Exercise objective: Restate each line word for word. Leave out every picture.

Collected data:
____________________

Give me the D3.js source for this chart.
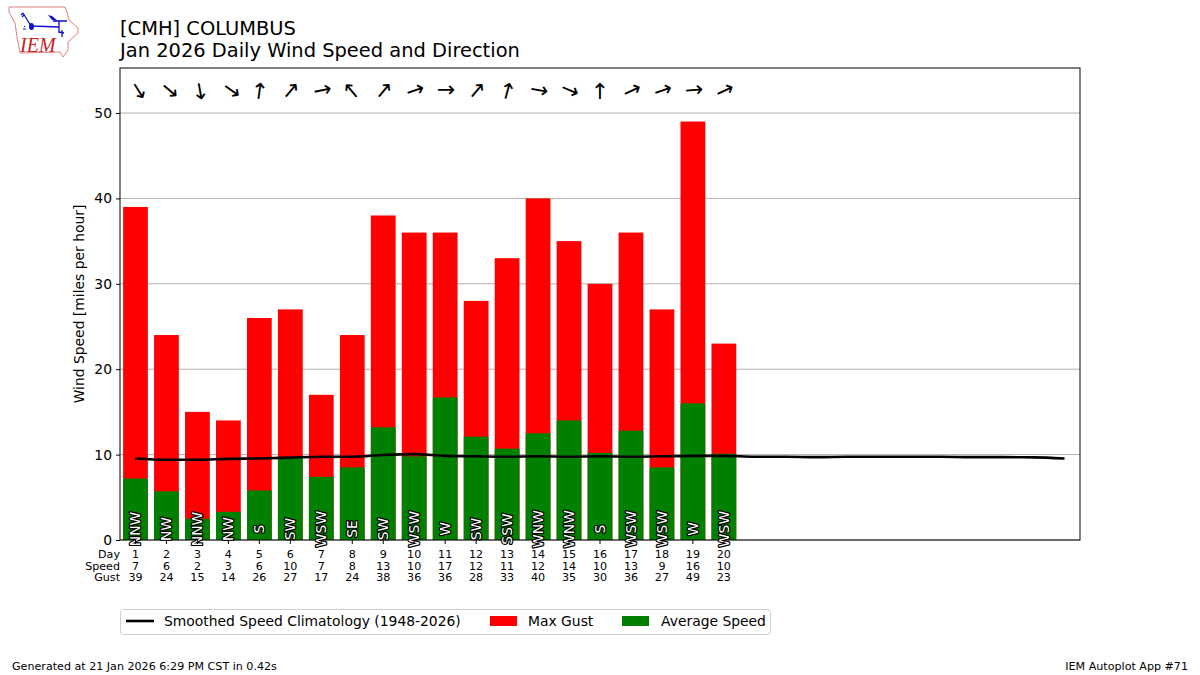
<!DOCTYPE html>
<html><head><meta charset="utf-8">
<script src="https://d3js.org/d3.v7.min.js"></script>
<style>html,body{margin:0;padding:0;background:#fff}svg{display:block}text{font-family:"DejaVu Sans",sans-serif;fill:#000}</style>
</head><body><svg id="c" width="1200" height="675"></svg>
<script>
const days=[1,2,3,4,5,6,7,8,9,10,11,12,13,14,15,16,17,18,19,20];
const avgSpeed=[7.2,5.7,2.5,3.3,5.8,9.6,7.4,8.5,13.2,9.8,16.7,12.1,10.7,12.5,14.0,10.2,12.8,8.5,16.0,10.1];
const maxGust=[39,24,15,14,26,27,17,24,38,36,36,28,33,40,35,30,36,27,49,23];
const speedLabels=[7,6,2,3,6,10,7,8,13,10,17,12,11,12,14,10,13,9,16,10];
const dirNames=["NNW","NW","NNW","NW","S","SW","WSW","SE","SW","WSW","W","SW","SSW","WNW","WNW","S","WSW","WSW","W","WSW"];
const arrowAngles=[148,130,170,125,8,40,78,320,40,72,90,40,15,100,113,0,65,72,85,65];
const climoDays=[1,2,3,4,5,6,7,8,9,10,11,12,13,14,15,16,17,18,19,20,21,22,23,24,25,26,27,28,29,30,31];
const climo=[9.55,9.4,9.4,9.5,9.55,9.65,9.75,9.75,9.95,10.05,9.85,9.8,9.75,9.8,9.75,9.8,9.75,9.8,9.85,9.85,9.75,9.75,9.7,9.75,9.75,9.75,9.75,9.7,9.7,9.68,9.55];
const yTicks=[0,10,20,30,40,50];

const L=120,R=1080,T=68,B=540;
const svg=d3.select("#c");
const x=d3.scaleLinear().domain([0.5,31.5]).range([L,R]);
const y=d3.scaleLinear().domain([0,55.27]).range([B,T]);
const bw=x(0.8)-x(0);

svg.append("g").selectAll("line").data(yTicks).join("line")
 .attr("x1",L).attr("x2",R).attr("y1",d=>y(d)).attr("y2",d=>y(d)).attr("stroke","#b0b0b0").attr("stroke-width",1);

svg.append("g").selectAll("rect").data(days).join("rect")
 .attr("x",(d)=>x(d)-bw/2).attr("width",bw).attr("y",(d,i)=>y(maxGust[i])).attr("height",(d,i)=>B-y(maxGust[i])).attr("fill","#ff0000");
svg.append("g").selectAll("rect").data(days).join("rect")
 .attr("x",(d)=>x(d)-bw/2).attr("width",bw).attr("y",(d,i)=>y(avgSpeed[i])).attr("height",(d,i)=>B-y(avgSpeed[i])).attr("fill","#008000");

svg.append("path").datum(climoDays).attr("fill","none").attr("stroke","#000").attr("stroke-width",2.6)
 .attr("d",d3.line().x(d=>x(d)).y((d,i)=>y(climo[i])).curve(d3.curveMonotoneX));

svg.append("rect").attr("x",L).attr("y",T).attr("width",R-L).attr("height",B-T).attr("fill","none").attr("stroke","#000").attr("stroke-width",1);

svg.append("g").selectAll("text").data(days).join("text")
 .attr("transform",d=>`translate(${x(d)},529) rotate(-90)`).attr("dy","0.36em").attr("text-anchor","middle")
 .attr("font-size",13.89).attr("stroke","#000").attr("stroke-width",2.4).attr("stroke-linejoin","round")
 .style("paint-order","stroke").style("fill","#fff").text((d,i)=>dirNames[i]);

// arrows: placement follows the turn of the glyph, as matplotlib's rotated text box does
svg.append("g").selectAll("text").data(days).join("text")
 .attr("transform",(d,i)=>{const a=arrowAngles[i];
   const dx=(a>120&&a<200)?2.5:0, dy=Math.max(0,Math.cos(a*Math.PI/180))*2;
   return `translate(${x(d)+dx},${90+dy}) rotate(${a})`;})
 .attr("text-anchor","middle").attr("dy","0.31em").attr("font-size",22).text("\u2191");

const ya=svg.append("g").attr("transform",`translate(${L},0)`).call(d3.axisLeft(y).tickValues(yTicks).tickSize(4).tickPadding(4).tickFormat(d3.format("d")));
ya.select(".domain").remove();
ya.selectAll("text").attr("font-size",13.89).style("font-family",'"DejaVu Sans"');
ya.selectAll("line").attr("stroke","#000");
svg.append("text").attr("transform",`translate(84,304) rotate(-90)`).attr("text-anchor","middle").attr("font-size",13.89).text("Wind Speed [miles per hour]");

const tg=svg.append("g");
tg.selectAll("line").data(days).join("line").attr("x1",d=>x(d)).attr("x2",d=>x(d)).attr("y1",B).attr("y2",B+4).attr("stroke","#000");
const rows=[["Day",days,558],["Speed",speedLabels,569.5],["Gust",maxGust,581]];
rows.forEach(([n,vals,yy])=>{
 tg.append("text").attr("x",120).attr("y",yy).attr("text-anchor","end").attr("font-size",11.11).text(n);
 tg.append("g").selectAll("text").data(vals).join("text").attr("x",(d,i)=>x(days[i])).attr("y",yy).attr("text-anchor","middle").attr("font-size",11.11).text(d=>d);
});

svg.append("text").attr("x",120).attr("y",35).attr("font-size",19.44).text("[CMH] COLUMBUS");
svg.append("text").attr("x",120).attr("y",57).attr("font-size",19.44).text("Jan 2026 Daily Wind Speed and Direction");

const lg=svg.append("g");
lg.append("rect").attr("x",120.5).attr("y",609.5).attr("width",650).attr("height",25).attr("rx",3).attr("fill","#fff").attr("stroke","#d0d0d0");
lg.append("line").attr("x1",126).attr("x2",154).attr("y1",621).attr("y2",621).attr("stroke","#000").attr("stroke-width",2.6);
lg.append("text").attr("x",164).attr("y",626).attr("font-size",13.89).text("Smoothed Speed Climatology (1948-2026)");
lg.append("rect").attr("x",490).attr("y",616).attr("width",27).attr("height",10).attr("fill","#ff0000");
lg.append("text").attr("x",528).attr("y",626).attr("font-size",13.89).text("Max Gust");
lg.append("rect").attr("x",622).attr("y",616).attr("width",27).attr("height",10).attr("fill","#008000");
lg.append("text").attr("x",661).attr("y",626).attr("font-size",13.89).text("Average Speed");

svg.append("text").attr("x",12).attr("y",670).attr("font-size",11.11).text("Generated at 21 Jan 2026 6:29 PM CST in 0.42s");
svg.append("text").attr("x",1188).attr("y",670).attr("text-anchor","end").attr("font-size",11.11).text("IEM Autoplot App #71");

const logo=svg.append("g");
logo.append("path").attr("fill","#fff").attr("stroke","#e08080").attr("stroke-width",1)
 .attr("d","M9,7 L65,7 L67,12 L69,20 L78,28 L78,33 L68,42 L68,50 L63,57 L60,52 L20,53 L17,37 L15,23 L9,12 Z");
logo.append("text").attr("x",20).attr("y",52).attr("font-size",20).style("font-family",'"Liberation Serif"').style("font-style","italic").style("fill","#cc2222").text("IEM");
logo.append("path").attr("fill","none").attr("stroke","#1010d0").attr("stroke-width",1.3)
 .attr("d","M31,26 L59,27 M31,26 L23,13 M23,13 L21,15 M24,15 L22,17 M53,21 L67,21 M59,21 L59,33 M59,32 L64,33 M62,30 L62,37");
logo.append("ellipse").attr("cx",31.5).attr("cy",26.5).attr("rx",2.5).attr("ry",3.5).attr("fill","#1010d0");
logo.append("path").attr("fill","#1010d0").attr("d","M48,15 L52,16 L58,21 L52,20 Z");
logo.append("path").attr("fill","none").attr("stroke","#1010d0").attr("stroke-width",1).attr("d","M23,29 L26,29 M24,26.5 L25,26.5");
</script></body></html>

____________________

Solution:
Give me the D3.js source for this chart.
<!DOCTYPE html>
<html><head><meta charset="utf-8">
<script src="https://d3js.org/d3.v7.min.js"></script>
<style>html,body{margin:0;padding:0;background:#fff}svg{display:block}text{font-family:"DejaVu Sans",sans-serif;fill:#000}</style>
</head><body><svg id="c" width="1200" height="675"></svg>
<script>
const days=[1,2,3,4,5,6,7,8,9,10,11,12,13,14,15,16,17,18,19,20];
const avgSpeed=[7.2,5.7,2.5,3.3,5.8,9.6,7.4,8.5,13.2,9.8,16.7,12.1,10.7,12.5,14.0,10.2,12.8,8.5,16.0,10.1];
const maxGust=[39,24,15,14,26,27,17,24,38,36,36,28,33,40,35,30,36,27,49,23];
const speedLabels=[7,6,2,3,6,10,7,8,13,10,17,12,11,12,14,10,13,9,16,10];
const dirNames=["NNW","NW","NNW","NW","S","SW","WSW","SE","SW","WSW","W","SW","SSW","WNW","WNW","S","WSW","WSW","W","WSW"];
const arrowAngles=[148,130,170,125,8,40,78,320,40,72,90,40,15,100,113,0,65,72,85,65];
const climoDays=[1,2,3,4,5,6,7,8,9,10,11,12,13,14,15,16,17,18,19,20,21,22,23,24,25,26,27,28,29,30,31];
const climo=[9.55,9.4,9.4,9.5,9.55,9.65,9.75,9.75,9.95,10.05,9.85,9.8,9.75,9.8,9.75,9.8,9.75,9.8,9.85,9.85,9.75,9.75,9.7,9.75,9.75,9.75,9.75,9.7,9.7,9.68,9.55];
const yTicks=[0,10,20,30,40,50];

const L=120,R=1080,T=68,B=540;
const svg=d3.select("#c");
const x=d3.scaleLinear().domain([0.5,31.5]).range([L,R]);
const y=d3.scaleLinear().domain([0,55.27]).range([B,T]);
const bw=x(0.8)-x(0);

svg.append("g").selectAll("line").data(yTicks).join("line")
 .attr("x1",L).attr("x2",R).attr("y1",d=>y(d)).attr("y2",d=>y(d)).attr("stroke","#b0b0b0").attr("stroke-width",1);

svg.append("g").selectAll("rect").data(days).join("rect")
 .attr("x",(d)=>x(d)-bw/2).attr("width",bw).attr("y",(d,i)=>y(maxGust[i])).attr("height",(d,i)=>B-y(maxGust[i])).attr("fill","#ff0000");
svg.append("g").selectAll("rect").data(days).join("rect")
 .attr("x",(d)=>x(d)-bw/2).attr("width",bw).attr("y",(d,i)=>y(avgSpeed[i])).attr("height",(d,i)=>B-y(avgSpeed[i])).attr("fill","#008000");

svg.append("path").datum(climoDays).attr("fill","none").attr("stroke","#000").attr("stroke-width",2.6)
 .attr("d",d3.line().x(d=>x(d)).y((d,i)=>y(climo[i])).curve(d3.curveMonotoneX));

svg.append("rect").attr("x",L).attr("y",T).attr("width",R-L).attr("height",B-T).attr("fill","none").attr("stroke","#000").attr("stroke-width",1);

svg.append("g").selectAll("text").data(days).join("text")
 .attr("transform",d=>`translate(${x(d)},529) rotate(-90)`).attr("dy","0.36em").attr("text-anchor","middle")
 .attr("font-size",13.89).attr("stroke","#000").attr("stroke-width",2.4).attr("stroke-linejoin","round")
 .style("paint-order","stroke").style("fill","#fff").text((d,i)=>dirNames[i]);

// arrows: placement follows the turn of the glyph, as matplotlib's rotated text box does
svg.append("g").selectAll("text").data(days).join("text")
 .attr("transform",(d,i)=>{const a=arrowAngles[i];
   const dx=(a>120&&a<200)?2.5:0, dy=Math.max(0,Math.cos(a*Math.PI/180))*2;
   return `translate(${x(d)+dx},${90+dy}) rotate(${a})`;})
 .attr("text-anchor","middle").attr("dy","0.31em").attr("font-size",22).text("\u2191");

const ya=svg.append("g").attr("transform",`translate(${L},0)`).call(d3.axisLeft(y).tickValues(yTicks).tickSize(4).tickPadding(4).tickFormat(d3.format("d")));
ya.select(".domain").remove();
ya.selectAll("text").attr("font-size",13.89).style("font-family",'"DejaVu Sans"');
ya.selectAll("line").attr("stroke","#000");
svg.append("text").attr("transform",`translate(84,304) rotate(-90)`).attr("text-anchor","middle").attr("font-size",13.89).text("Wind Speed [miles per hour]");

const tg=svg.append("g");
tg.selectAll("line").data(days).join("line").attr("x1",d=>x(d)).attr("x2",d=>x(d)).attr("y1",B).attr("y2",B+4).attr("stroke","#000");
const rows=[["Day",days,558],["Speed",speedLabels,569.5],["Gust",maxGust,581]];
rows.forEach(([n,vals,yy])=>{
 tg.append("text").attr("x",120).attr("y",yy).attr("text-anchor","end").attr("font-size",11.11).text(n);
 tg.append("g").selectAll("text").data(vals).join("text").attr("x",(d,i)=>x(days[i])).attr("y",yy).attr("text-anchor","middle").attr("font-size",11.11).text(d=>d);
});

svg.append("text").attr("x",120).attr("y",35).attr("font-size",19.44).text("[CMH] COLUMBUS");
svg.append("text").attr("x",120).attr("y",57).attr("font-size",19.44).text("Jan 2026 Daily Wind Speed and Direction");

const lg=svg.append("g");
lg.append("rect").attr("x",120.5).attr("y",609.5).attr("width",650).attr("height",25).attr("rx",3).attr("fill","#fff").attr("stroke","#d0d0d0");
lg.append("line").attr("x1",126).attr("x2",154).attr("y1",621).attr("y2",621).attr("stroke","#000").attr("stroke-width",2.6);
lg.append("text").attr("x",164).attr("y",626).attr("font-size",13.89).text("Smoothed Speed Climatology (1948-2026)");
lg.append("rect").attr("x",490).attr("y",616).attr("width",27).attr("height",10).attr("fill","#ff0000");
lg.append("text").attr("x",528).attr("y",626).attr("font-size",13.89).text("Max Gust");
lg.append("rect").attr("x",622).attr("y",616).attr("width",27).attr("height",10).attr("fill","#008000");
lg.append("text").attr("x",661).attr("y",626).attr("font-size",13.89).text("Average Speed");

svg.append("text").attr("x",12).attr("y",670).attr("font-size",11.11).text("Generated at 21 Jan 2026 6:29 PM CST in 0.42s");
svg.append("text").attr("x",1188).attr("y",670).attr("text-anchor","end").attr("font-size",11.11).text("IEM Autoplot App #71");

const logo=svg.append("g");
logo.append("path").attr("fill","#fff").attr("stroke","#e08080").attr("stroke-width",1)
 .attr("d","M9,7 L65,7 L67,12 L69,20 L78,28 L78,33 L68,42 L68,50 L63,57 L60,52 L20,53 L17,37 L15,23 L9,12 Z");
logo.append("text").attr("x",20).attr("y",52).attr("font-size",20).style("font-family",'"Liberation Serif"').style("font-style","italic").style("fill","#cc2222").text("IEM");
logo.append("path").attr("fill","none").attr("stroke","#1010d0").attr("stroke-width",1.3)
 .attr("d","M31,26 L59,27 M31,26 L23,13 M23,13 L21,15 M24,15 L22,17 M53,21 L67,21 M59,21 L59,33 M59,32 L64,33 M62,30 L62,37");
logo.append("ellipse").attr("cx",31.5).attr("cy",26.5).attr("rx",2.5).attr("ry",3.5).attr("fill","#1010d0");
logo.append("path").attr("fill","#1010d0").attr("d","M48,15 L52,16 L58,21 L52,20 Z");
logo.append("path").attr("fill","none").attr("stroke","#1010d0").attr("stroke-width",1).attr("d","M23,29 L26,29 M24,26.5 L25,26.5");
</script></body></html>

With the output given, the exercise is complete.